I returned to my cell to find every possession I own piled onto my bunk, without system, with profound indifference. This is standard for a shakedown. And so, along with every other prisoner in the unit, I began cleaning up and trying to reassemble my meager possessions into some semblance of home. As I worked my way into the pile, the smell of pickle juice told me that my jar of hot chili peppers had been turned on its side, was bleeding its contents onto whatever lay beneath. What lay beneath turned out to be one of my sheets, one of my blankets and a pair of sweatpants. Frustration, anger, hopelessness beyond control filled me up. I pulled the jar out of the pile and righted it, set it down. Then I just lost it.

 

Not the jar – my composure. "Goddamnit!" I punched open the steel door of my cell (it wasn’t latched), and stormed out into the day room. This drew some attention from my fellow inmates, the angriest I’ve been since finding my way to prison.

As is almost always the case, talking about this frustration and having others agree that my frustration was reasonable made the problem surmountable. I hand washed my sheet, my blanket, and the pair of sweatpants, well enough to get them smelling not-so-much like pickling, and went back to the slow process of putting back together this sate that substitutes for a life.

 

Monday March 26, 2007

 

"In the most high and palmy state of Rome,

A little ere the mightiest Julius fell,

The graves stood tenetless and the sheeted dead

Did squeak and gibber in the Roman streets."

-William Shakespeare, Hamlet

 

Those words appear on the page of their own volition, with no apparent means of scribing, written, as they are, by a ghost. What else do we call a consciousness that continues on after it has been separated from the life that once contained it? Memories and thoughts and identity persist in this shell, but the me that once was has passed on, has been irretrievably banished from this world, has been swallowed up by the Cataclysm. I know this because I’ve heard the eulogy, I’ve read the epitaph, I’ve seen and felt the mourning of those that loved me.

I didn’t come to this realization immediately, did not recognize that life had ended, did not understand (at least not fully) that my former existence, my former identity, lay not only beyond my grasp, but beyond the gates of the Great Beyond – beyond resurrection. Even if I can escape this purgatory, this dungeon of ceaseless boredom infinitely distant from the sacred, where would I go?

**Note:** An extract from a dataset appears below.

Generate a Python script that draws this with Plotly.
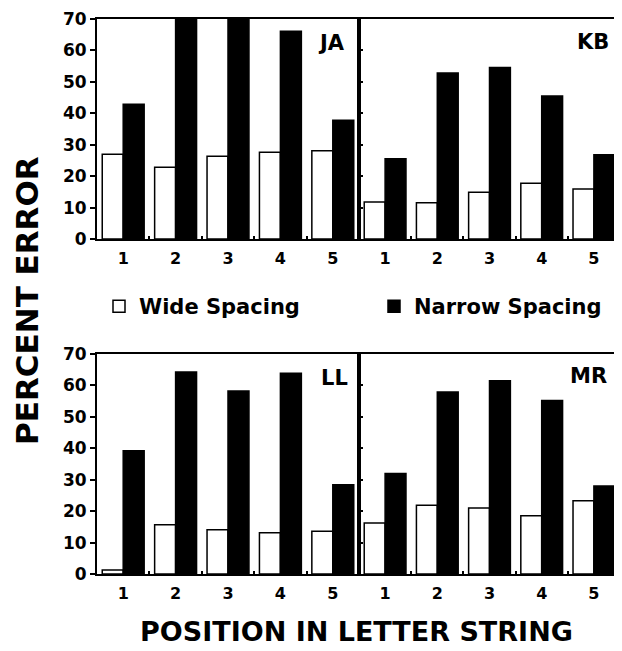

I suppose I would return to where the trappings of my former life can be found, to haunt the buildings and the grounds where my life was taken, to pursue those who watched indifferently as I was robbed of life, or those openly malicious to my existence.

 

To ask why they were professionally negligent, or morally indifferent, or blindly vengeful. And to ask, "Where am I to go now?"

 

I don’t know how to reconcile the utter destruction of former life with the fact that the blood still pulses through my veins. I don’t know what I should do with this shell that contains a still vibrant but utterly lost consciousness. If, as Louis Brandeis wrote, "Our government is the potent, omnipresent teacher, for good or for ill, it teaches the whole people by its example," then I suppose I should seek vengeance by any means necessary, without concern for principle, with indifference to the truth, without regard for the suffering of the innocent, with a reptilian malice unbounded by reason or compassion.

 

But even the imprisoned ghost of former self, the shadow whose thoughts appear on this page, refuses to sink to the same depths of deception and amorality that have been modeled with such unflinching resolve. And so I futilely whisper – "Why?"